Some brief thoughts, (answer may be evolving,) but I think the idea that "there is nothing new under the sun" sort of holds.
One innovation we think of as modern is that of the anti-hero, but this template could be said to go back to Prometheus and Loki, both protagonists who resort to trickery, and face dire punishment, to attain their goals. Odysseus can also be seen in this light, in that he presents a distinct contrast to figures like Achilles, big Ajax, Diomedes and so on. (Odysseus, for instance, is not as well regarded by the Greek dramatists because of his trickery--unlike Achilles, known for martial prowess and self-sacrifice, Odysseus is know for his wily scheming. Ajax's suicide at the dishonor of being deprived of fallen Achilles' armor is a direct result of Odysseus conniving. And yet, Odysseus is as famous as Achilles, and much loved as a character.) Oedipus can also be regarded as an anti-hero: killed his father, married his mother, blinded himself.
If we extend this to Euripidean heroines, we can include figures like Medea and Hecuba.
The Logical Hero
One innovation that could be regarded as modern is the Lawyer. While most television programs and films still focus on "gun heroes", the modern version of the martial hero, legal, political and courtroom dramas abound. These are heroes who use their intellect, as opposed to their physical prowess. But we can find a template in heroines such as Antigone. The importance of that Sophoclean drama cannot be overstated, as it forms a basis for the modern understanding of the distinction between the law and justice, and demonstrates the willingness of the hero to face mortal consequences in persisting in what is right.
It would not be going to far to say that the heroes of the Iliad and Odyssey are pale flames compared to Antigone in this regard.

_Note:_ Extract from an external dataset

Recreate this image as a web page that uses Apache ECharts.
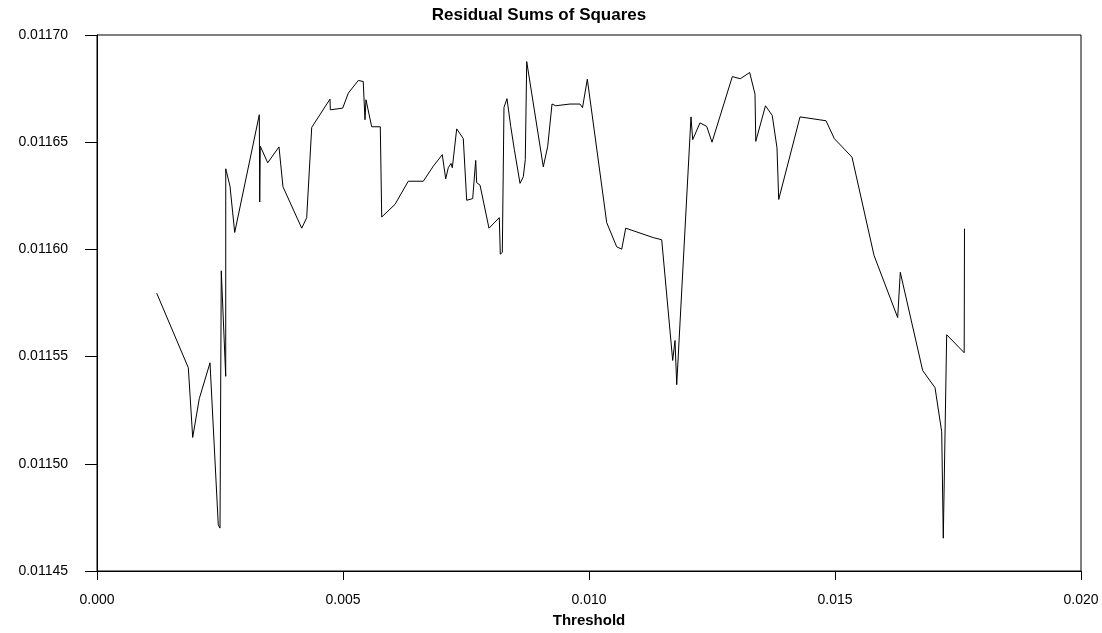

For another referent, one can look at Polyxena's shaming of the victorious Achaeans with her courage and heroism. So the seeds for undermining the stature of martial heroes is planted in 5th Century Athens.
The Victim Hero
This is another template that can be seen as modern, with novels like All Quiet On The Western Front, Gulag Archipelago, and films such as Boys Don't Cry. But even this extends back to Ancient Greece with Iphigenia, Polyxena and Hippolytus. These heroes, themselves blameless, expose the corruption of society.